Thursday, March 8, 2007

Oedipus Rex

Edipo re; drama / tragedy, Italy / Morocco, 1967; D: Pier Paolo Pasolini, S: Franco Citti, Silvana Mangano, Alida Valli, Carmelo Bene, Julian Beck, Luciano Bartoli

Italy, 1967. A soldier is getting jealous at his baby son, fearing his wife is showing more affections towards him. He sleeps with his wife and then goes on to his son's room, catching his legs... Ancient Greece. A shepard finds an abandoned baby in the wilderness and brings it to Corinth, where the king Polybus and queen Merope raise it like their own child and name it Oedipus. As a grown man, Oedipus heard from the Oracle at Delphi that he is going to kill his father and marry his mother. Fearing that may come true, Oedipus decides to leave and live as far away as possible from Polybus and Merope - not knowing they are actually his adoptive parents. In rage, he comes to a road and kills king Laius who was riding a chariot. He came to Thebes where he killed the demonic Sphinx and was crowned king of the city. And he married the queen, Jocasta. When a plague hit the town, his servants found out it's a curse because someone killed king Laius. Soon, Oedipus finds out he was actually Laius' son, and that Jocasta is his mother. She commits suicide and he becomes mad...Back in Italy in the '60s, Oedipus is still mad, playing a flute.
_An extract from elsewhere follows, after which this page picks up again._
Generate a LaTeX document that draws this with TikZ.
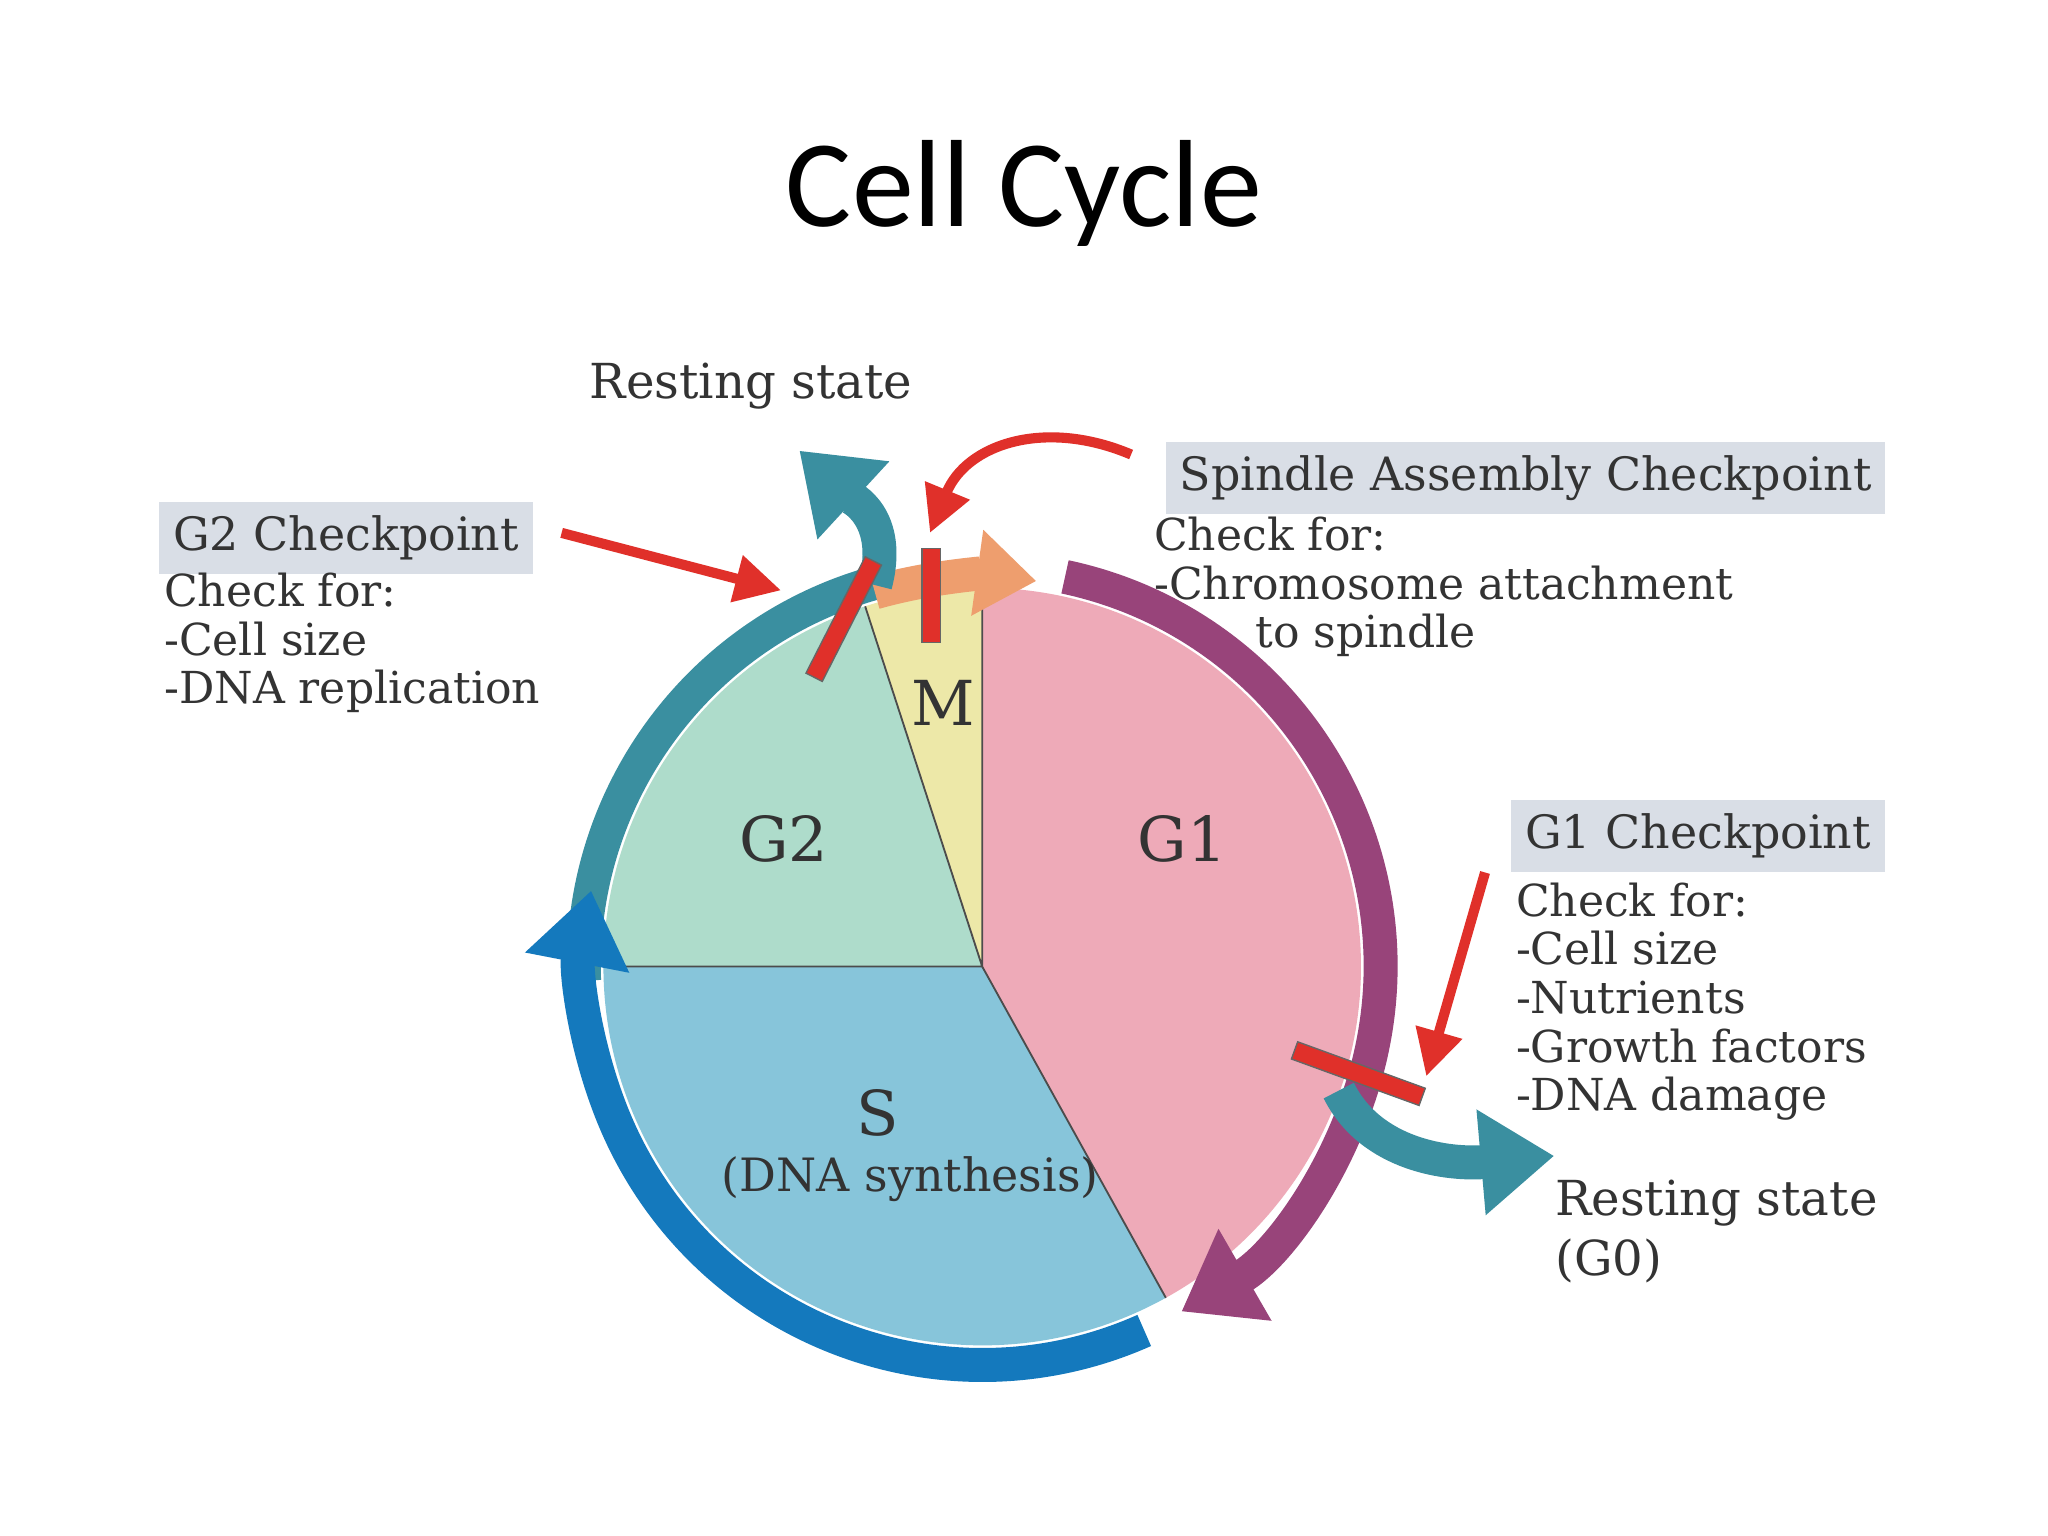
\documentclass[tikz,border=0pt]{standalone}
\usepackage{fontspec}
\setmainfont{DejaVu Serif}
\newfontfamily\titlefont{Carlito}
\usetikzlibrary{arrows.meta}
\definecolor{cM}{HTML}{EDE8A8}
\definecolor{cGtwo}{HTML}{AEDCCB}
\definecolor{cS}{HTML}{87C5DA}
\definecolor{cGone}{HTML}{EEAAB8}
\definecolor{teal}{HTML}{3A8FA0}
\definecolor{blueR}{HTML}{1479BD}
\definecolor{purp}{HTML}{98447A}
\definecolor{orng}{HTML}{EE9E6E}
\definecolor{redA}{HTML}{E0302A}
\definecolor{boxg}{HTML}{D9DEE6}
\begin{document}
\begin{tikzpicture}[x=0.01cm,y=0.01cm,
  ring/.style={line width=7.4pt},
  tip/.style={-{Triangle[width=22pt,length=16pt]}},
  bar/.style={draw=black!60,fill=redA,line width=0.3pt},
  redarrow/.style={redA,line width=2.2pt,-{Triangle[width=10pt,length=10pt]}},
  hdr/.style={fill=boxg,text=black!80,font=\fontsize{10}{12}\selectfont,inner sep=3pt},
  txt/.style={text=black!80,font=\fontsize{9.6}{10.6}\selectfont,align=left,anchor=north west,inner sep=0pt},
  phase/.style={text=black!80,font=\fontsize{13.5}{16}\selectfont}]
\useasboundingbox[fill=white] (0,0) rectangle (1568,-1176);
\node[font=\titlefont\fontsize{27}{30}\selectfont] (title) at (784,-148) {Cell Cycle};

\coordinate (c) at (752,-740);
% pie
\fill[cGone] (c) -- ++(90:290) arc (90:-61:290) -- cycle;
\fill[cS] (c) -- ++(-61:290) arc (-61:-180:290) -- cycle;
\fill[cGtwo] (c) -- ++(180:290) arc (180:108:290) -- cycle;
\fill[cM] (c) -- ++(108:290) arc (108:90:290) -- cycle;
\draw[black!70,line width=0.4pt] (c) -- ++(90:290) (c) -- ++(-61:290) (c) -- ++(180:290) (c) -- ++(108:290);

% rings
\draw[ring,teal] ([shift={(c)}]105:305) arc (105:182:305);
\draw[ring,blueR,tip] ([shift={(c)}]-66:305) arc (-66:-191:305);
\draw[ring,purp,tip] ([shift={(c)}]78:305) arc (78:-60:305);
\draw[ring,orng,-{Triangle[width=18pt,length=13pt]}] ([shift={(c)}]106:298) arc (106:82:298);

% resting arrows
\draw[ring,teal,tip] (670,-448) .. controls (684,-395) and (650,-380) .. (612,-345);
\draw[ring,teal,tip] (1025,-835) .. controls (1050,-885) and (1110,-892) .. (1190,-885);

% checkpoint bars
\draw[bar,rotate around={63:(646,-474)}] (596,-481) rectangle (696,-467);
\draw[bar] (706,-420) rectangle (720,-492);
\draw[bar,rotate around={-20:(1040,-822)}] (988,-829) rectangle (1092,-815);

% labels
\node[phase] (m) at (722,-538) {M};
\node[phase] (g2) at (600,-642) {G2};
\node[phase] (g1) at (905,-642) {G1};
\node[phase] (s) at (672,-852) {S};
\node[text=black!80,font=\fontsize{10}{12}\selectfont] (dna) at (697,-903) {(DNA synthesis)};

\node[text=black!80,font=\fontsize{10.5}{12}\selectfont] (rest1) at (575,-296) {Resting state};
\node[text=black!80,font=\fontsize{10.5}{13}\selectfont,align=left,anchor=north west,inner sep=0pt] (rest2) at (1190,-903) {Resting state\\(G0)};

\node[hdr] (g2h) at (265,-412) {G2 Checkpoint};
\node[txt] (g2t) at (125,-438) {Check for:\\-Cell size\\-DNA replication};
\node[hdr] (sh) at (1168,-366) {Spindle Assembly Checkpoint};
\node[txt] (st) at (883,-395) {Check for:\\-Chromosome attachment\\\hspace*{2.3em}to spindle};
\node[hdr] (g1h) at (1300,-640) {G1 Checkpoint};
\node[txt] (g1t) at (1160,-675) {Check for:\\-Cell size\\-Nutrients\\-Growth factors\\-DNA damage};

% red arrows
\coordinate (a1) at (430,-408);
\coordinate (a2) at (598,-452);
\draw[redarrow] (a1) -- (a2);
\coordinate (b1) at (866,-348);
\coordinate (b2) at (712,-408);
\draw[redarrow] (b1) .. controls (800,-320) and (740,-340) .. (b2);
\coordinate (d1) at (1137,-668);
\coordinate (d2) at (1092,-824);
\draw[redarrow] (d1) -- (d2);
\end{tikzpicture}
\end{document}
"Oedipus Rex" is not one the best films Pier Paolo Pasolini ever made, but it offers a lot of food for thought non the less. Like in most of his films, Pasolini uses a lot of unprofessional actors that give the story an authentic touch; they don't know how to act, they are just the way they are - clumsy, strange, insecure - and his point is that it would be a lie if they would play something that they are not. Even Franco Citti, the main actor, acts rather casualy, like a real person. The movie actually starts in the modern day Italy, where a man is jealous at his baby son because his wife is giving him all her attention. This prologue, where he sleeps with her in slow agony thinking at his son as a "competition", is truly provocative considering the film was made in 1967. But it also has a point since the story cuts right into the Ancient Greece where another, similar story happened, where Oedipus was abandoned by his father; in those two stories Pasolini once again proves his thesis about the non existence of history and repeating situations through every human period. The exotic Morocco is a weird substitute for Ancient Greece, but it manages to capture the esoteric mood and lyrical touch the author wanted. By adapting Sophocles play about Oedipus Pasolini created a daring minimalistic story about the agony of sexuality and perversion, innocence and ignorance, fate and damnation, adding a lot of Freudian touches throughout. The whole film is a little bit overstretched, and some situations, like the one where Oedipus kills king Laius just because he asked him to let his chariot pass, seem fake, but all in all "Oedipus Rex" remains an interesting film not many have heard of.